The European parliamentary research service has estimated that a potential value of up to €1.1 trillion per year could be realised from further easement of cross-border movement of goods and services, completing the EU digital single market and increasing cross-border public procurement. Surely, the UK Government should listen to the Scottish Government and look at staying in the customs union and single market for the financial benefits that doing so will bring.
The hon. Gentleman makes the very good point that the single market in services was never completed, and it probably never will be. It is in the UK’s interests to deliver on the outcome of the referendum, move on from leaving the single market and the customs union and deliver a new relationship with the EU. Many people, including those in the party to which the hon.

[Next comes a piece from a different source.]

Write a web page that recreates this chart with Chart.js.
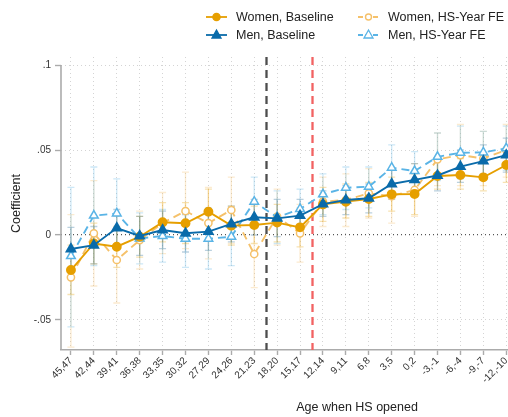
<!DOCTYPE html>
<html>
<head>
<meta charset="utf-8">
<script src="https://cdn.jsdelivr.net/npm/chart.js@4/dist/chart.umd.min.js"></script>
<style>
  html, body { margin: 0; padding: 0; background: #fff; overflow: hidden; width: 508px; height: 417px; }
  #wrap { position: absolute; left: 0; top: 0; width: 660px; height: 417px; }
  #legend { position: absolute; left: 0; top: 0; width: 508px; height: 50px;
            font-family: "Liberation Sans", Arial, sans-serif; font-size: 12.5px; color: #222; }
  .item { position: absolute; display: flex; align-items: center; height: 16px; white-space: nowrap; }
  .item svg { margin-right: 9px; display: block; }
</style>
</head>
<body>
<div id="wrap"><canvas id="c" width="660" height="417"></canvas></div>
<div id="legend"></div>
<script>
// Birth-cohort bins: age when the high school opened
const CATEGORIES = ['45,47','42,44','39,41','36,38','33,35','30,32','27,29','24,26','21,23','18,20',
                    '15,17','12,14','9,11','6,8','3,5','0,2','-3,-1','-6,-4','-9,-7','-12,-10'];

const Y_TICKS = [-0.05, 0, 0.05, 0.1];
const Y_TICK_LABELS = ['-.05', '0', '.05', '.1'];

// Women, Baseline
const womenBase   = [-0.0206,-0.0050,-0.0069,-0.0010, 0.0075, 0.0069, 0.0137, 0.0055, 0.0059, 0.0073,
                      0.0045, 0.0180, 0.0196, 0.0212, 0.0239, 0.0241, 0.0347, 0.0353, 0.0339, 0.0412];
const womenBaseLo = [-0.035,-0.017,-0.019,-0.013,-0.004,-0.005, 0.001,-0.006,-0.005,-0.004,
                     -0.007, 0.008, 0.010, 0.011, 0.014, 0.012, 0.027, 0.027, 0.026, 0.031];
const womenBaseHi = [-0.006, 0.007, 0.005, 0.011, 0.019, 0.019, 0.027, 0.017, 0.017, 0.018,
                      0.016, 0.028, 0.030, 0.031, 0.034, 0.036, 0.045, 0.045, 0.044, 0.051];

// Women, HS-Year FE
const womenFE     = [-0.0249, 0.0010,-0.0147,-0.0030, 0.0070, 0.0141, 0.0070, 0.0147,-0.0112, 0.0108,
                      0.0010, 0.0196, 0.0206, 0.0245, 0.0229, 0.0265, 0.0445, 0.0470, 0.0450, 0.0500];
const womenFELo   = [-0.066,-0.030,-0.040,-0.020,-0.011,-0.008,-0.014,-0.005,-0.031,-0.006,
                     -0.016, 0.005, 0.005, 0.010, 0.007, 0.011, 0.029, 0.029, 0.029, 0.034];
const womenFEHi   = [ 0.012, 0.032, 0.011, 0.014, 0.025, 0.037, 0.028, 0.034, 0.009, 0.027,
                      0.018, 0.034, 0.036, 0.039, 0.038, 0.042, 0.060, 0.065, 0.061, 0.065];

// Men, Baseline
const menBase     = [-0.0082,-0.0060, 0.0041,-0.0006, 0.0029, 0.0010, 0.0020, 0.0065, 0.0104, 0.0098,
                      0.0114, 0.0182, 0.0206, 0.0216, 0.0300, 0.0324, 0.0350, 0.0402, 0.0435, 0.0470];
const menBaseLo   = [-0.021,-0.017,-0.007,-0.012,-0.008,-0.010,-0.009,-0.004, 0.000,-0.001,
                      0.002, 0.011, 0.012, 0.013, 0.021, 0.023, 0.026, 0.031, 0.034, 0.037];
const menBaseHi   = [ 0.0045, 0.005, 0.015, 0.011, 0.014, 0.012, 0.013, 0.017, 0.021, 0.021,
                      0.021, 0.026, 0.029, 0.030, 0.039, 0.042, 0.044, 0.050, 0.053, 0.057];

// Men, HS-Year FE
const menFE       = [-0.0124, 0.0114, 0.0127,-0.0020,-0.0006,-0.0022,-0.0022,-0.0010, 0.0196, 0.0104,
                      0.0153, 0.0239, 0.0278, 0.0284, 0.0396, 0.0376, 0.0460, 0.0484, 0.0486, 0.0510];
const menFELo     = [-0.054,-0.018,-0.008,-0.017,-0.016,-0.019,-0.020,-0.018, 0.005,-0.005,
                      0.003, 0.012, 0.015, 0.016, 0.026, 0.026, 0.032, 0.033, 0.036, 0.038];
const menFEHi     = [ 0.028, 0.040, 0.033, 0.013, 0.015, 0.015, 0.016, 0.016, 0.034, 0.026,
                      0.027, 0.036, 0.040, 0.040, 0.053, 0.049, 0.060, 0.064, 0.061, 0.064];

// Reference cut-offs between cohort bins
const CUTOFF_BLACK = 8.5;
const CUTOFF_RED = 10.5;

const ORANGE = '#E69F00', ORANGE_LIGHT = '#F5C16A';
const BLUE = '#0A6BAA', BLUE_LIGHT = '#5AB4E6';
const FONT = '"Liberation Sans", Arial, sans-serif';

const toXY = arr => arr.map((v, i) => ({ x: i, y: v }));

const datasets = [
  { label: 'Women, Baseline', data: toXY(womenBase), ciLo: womenBaseLo, ciHi: womenBaseHi,
    ciColor: 'rgba(230,159,0,0.3)', borderColor: ORANGE, backgroundColor: ORANGE,
    pointStyle: 'circle', pointRadius: 4, pointBackgroundColor: ORANGE, pointBorderColor: ORANGE,
    borderWidth: 1.9, order: 2, dash: [] },
  { label: 'Women, HS-Year FE', data: toXY(womenFE), ciLo: womenFELo, ciHi: womenFEHi,
    ciColor: 'rgba(245,190,100,0.3)', borderColor: ORANGE_LIGHT, backgroundColor: '#fff',
    pointStyle: 'circle', pointRadius: 3.6, pointBackgroundColor: '#fff', pointBorderColor: ORANGE_LIGHT,
    pointBorderWidth: 1.5, borderWidth: 1.9, borderDash: [8, 5], order: 4, dash: [8, 5] },
  { label: 'Men, Baseline', data: toXY(menBase), ciLo: menBaseLo, ciHi: menBaseHi,
    ciColor: 'rgba(10,90,140,0.28)', borderColor: BLUE, backgroundColor: BLUE,
    pointStyle: 'triangle', pointRadius: 5, pointBackgroundColor: BLUE, pointBorderColor: BLUE,
    borderWidth: 1.9, order: 1, dash: [] },
  { label: 'Men, HS-Year FE', data: toXY(menFE), ciLo: menFELo, ciHi: menFEHi,
    ciColor: 'rgba(90,180,230,0.3)', borderColor: BLUE_LIGHT, backgroundColor: '#fff',
    pointStyle: 'triangle', pointRadius: 5, pointBackgroundColor: '#fff', pointBorderColor: BLUE_LIGHT,
    pointBorderWidth: 1.5, borderWidth: 1.9, borderDash: [8, 5], order: 3, dash: [8, 5] }
];
datasets.forEach(d => { d.fill = false; d.tension = 0; d.pointHoverRadius = d.pointRadius; });

// Confidence-interval caps drawn behind the lines
const ciBars = {
  id: 'ciBars',
  beforeDatasetsDraw(chart) {
    const { ctx, scales: { x, y } } = chart;
    ctx.save();
    ctx.setLineDash([]);
    ctx.lineWidth = 1.3;
    [...chart.data.datasets].sort((a, b) => b.order - a.order).forEach(ds => {
      ctx.strokeStyle = ds.ciColor;
      ds.data.forEach((pt, i) => {
        const px = x.getPixelForValue(pt.x);
        const top = y.getPixelForValue(ds.ciHi[i]);
        const bot = y.getPixelForValue(ds.ciLo[i]);
        ctx.beginPath();
        ctx.moveTo(px, top); ctx.lineTo(px, bot);
        ctx.moveTo(px - 3.5, top); ctx.lineTo(px + 3.5, top);
        ctx.moveTo(px - 3.5, bot); ctx.lineTo(px + 3.5, bot);
        ctx.stroke();
      });
    });
    ctx.restore();
  }
};

// Y axis line (from the top tick down) and the two dashed cut-off lines
const frame = {
  id: 'frame',
  beforeDatasetsDraw(chart) {
    const { ctx, chartArea: a, scales: { x, y } } = chart;
    ctx.save();
    ctx.strokeStyle = '#ababab';
    ctx.lineWidth = 1.6;
    ctx.beginPath();
    ctx.moveTo(a.left, y.getPixelForValue(Y_TICKS[Y_TICKS.length - 1]));
    ctx.lineTo(a.left, a.bottom);
    ctx.stroke();

    ctx.lineWidth = 2.3;
    ctx.setLineDash([8, 5]);
    [[CUTOFF_BLACK, '#4d4d4d'], [CUTOFF_RED, '#f26262']].forEach(([v, c]) => {
      const px = Math.round(x.getPixelForValue(v)) + 0.5;
      ctx.strokeStyle = c;
      ctx.beginPath();
      ctx.moveTo(px, a.top);
      ctx.lineTo(px, a.bottom);
      ctx.stroke();
    });
    ctx.restore();
  }
};

new Chart(document.getElementById('c'), {
  type: 'line',
  data: { datasets },
  plugins: [ciBars, frame],
  options: {
    responsive: false,
    animation: false,
    layout: { padding: { top: 57, left: 0, right: 3, bottom: 0 } },
    plugins: { legend: { display: false }, tooltip: { enabled: false } },
    scales: {
      x: {
        type: 'linear',
        min: -0.434,
        max: 25.41,
        afterBuildTicks: s => { s.ticks = CATEGORIES.map((_, i) => ({ value: i })); },
        afterFit: s => { s.height = 67; },
        ticks: {
          autoSkip: false, minRotation: 45, maxRotation: 45, padding: 0,
          font: { family: FONT, size: 10 }, color: '#333',
          callback: v => CATEGORIES[v]
        },
        grid: { color: '#d4d4d4', lineWidth: 1, tickLength: 5, tickColor: '#ababab',
                tickWidth: 1.4, tickBorderDash: [] },
        border: { display: true, color: '#ababab', width: 1.6, dash: [1, 3] },
        title: { display: true, text: 'Age when HS opened', color: '#222',
                 font: { family: FONT, size: 12.5 }, padding: { top: 0, bottom: 2 } }
      },
      y: {
        type: 'linear',
        min: -0.06765,
        max: 0.10471,
        afterBuildTicks: s => { s.ticks = Y_TICKS.map(v => ({ value: v })); },
        afterFit: s => { s.width = 61; },
        ticks: {
          padding: 4, font: { family: FONT, size: 10 }, color: '#333',
          callback: v => Y_TICK_LABELS[Y_TICKS.indexOf(v)]
        },
        grid: {
          color: c => (c.tick && c.tick.value === 0) ? '#555' : '#d4d4d4',
          lineWidth: c => (c.tick && c.tick.value === 0) ? 1.3 : 1,
          tickLength: 6, tickColor: '#ababab', tickWidth: 1.4, tickBorderDash: []
        },
        border: { display: false, dash: [1, 3] },
        title: { display: true, text: 'Coefficient', color: '#222',
                 font: { family: FONT, size: 12.5 }, padding: { top: 9.5, bottom: 0 } }
      }
    }
  }
});

// Two-column legend: line sample with marker, then the series name
const LEGEND_SLOTS = [
  { ds: 0, left: 206, top: 9 },
  { ds: 1, left: 358, top: 9 },
  { ds: 2, left: 206, top: 27 },
  { ds: 3, left: 358, top: 27 }
];
const legend = document.getElementById('legend');
LEGEND_SLOTS.forEach(slot => {
  const d = datasets[slot.ds];
  const dash = d.dash.length ? ' stroke-dasharray="5,2.5"' : '';
  const marker = d.pointStyle === 'circle'
    ? `<circle cx="10.5" cy="7" r="${d.pointBackgroundColor === '#fff' ? 3 : 3.6}" fill="${d.pointBackgroundColor}" stroke="${d.pointBorderColor}" stroke-width="1.4"/>`
    : `<polygon points="10.5,2 15,10 6,10" fill="${d.pointBackgroundColor}" stroke="${d.pointBorderColor}" stroke-width="1.3"/>`;
  const el = document.createElement('div');
  el.className = 'item';
  el.style.left = slot.left + 'px';
  el.style.top = slot.top + 'px';
  el.innerHTML = `<svg width="21" height="14"><line x1="0" y1="7" x2="21" y2="7" stroke="${d.borderColor}" stroke-width="1.8"${dash}/>${marker}</svg><span>${d.label}</span>`;
  legend.appendChild(el);
});
</script>
</body>
</html>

Gentleman belongs, told us that that would never be possible, but the political declaration makes it clear that it is.
The Government are paying lip service, at best, to the views of the Scottish Parliament and Scottish Government. In reality, I think they simply do not give a stuff about what people think north of the border. Yesterday, Scottish Conservative spokespeople were describing a debate in the Scottish Parliament as “needless”. Does the Minister honestly agree with them that the Scottish Parliament—and, for that matter, the Welsh Assembly—do not need to debate or vote on Brexit?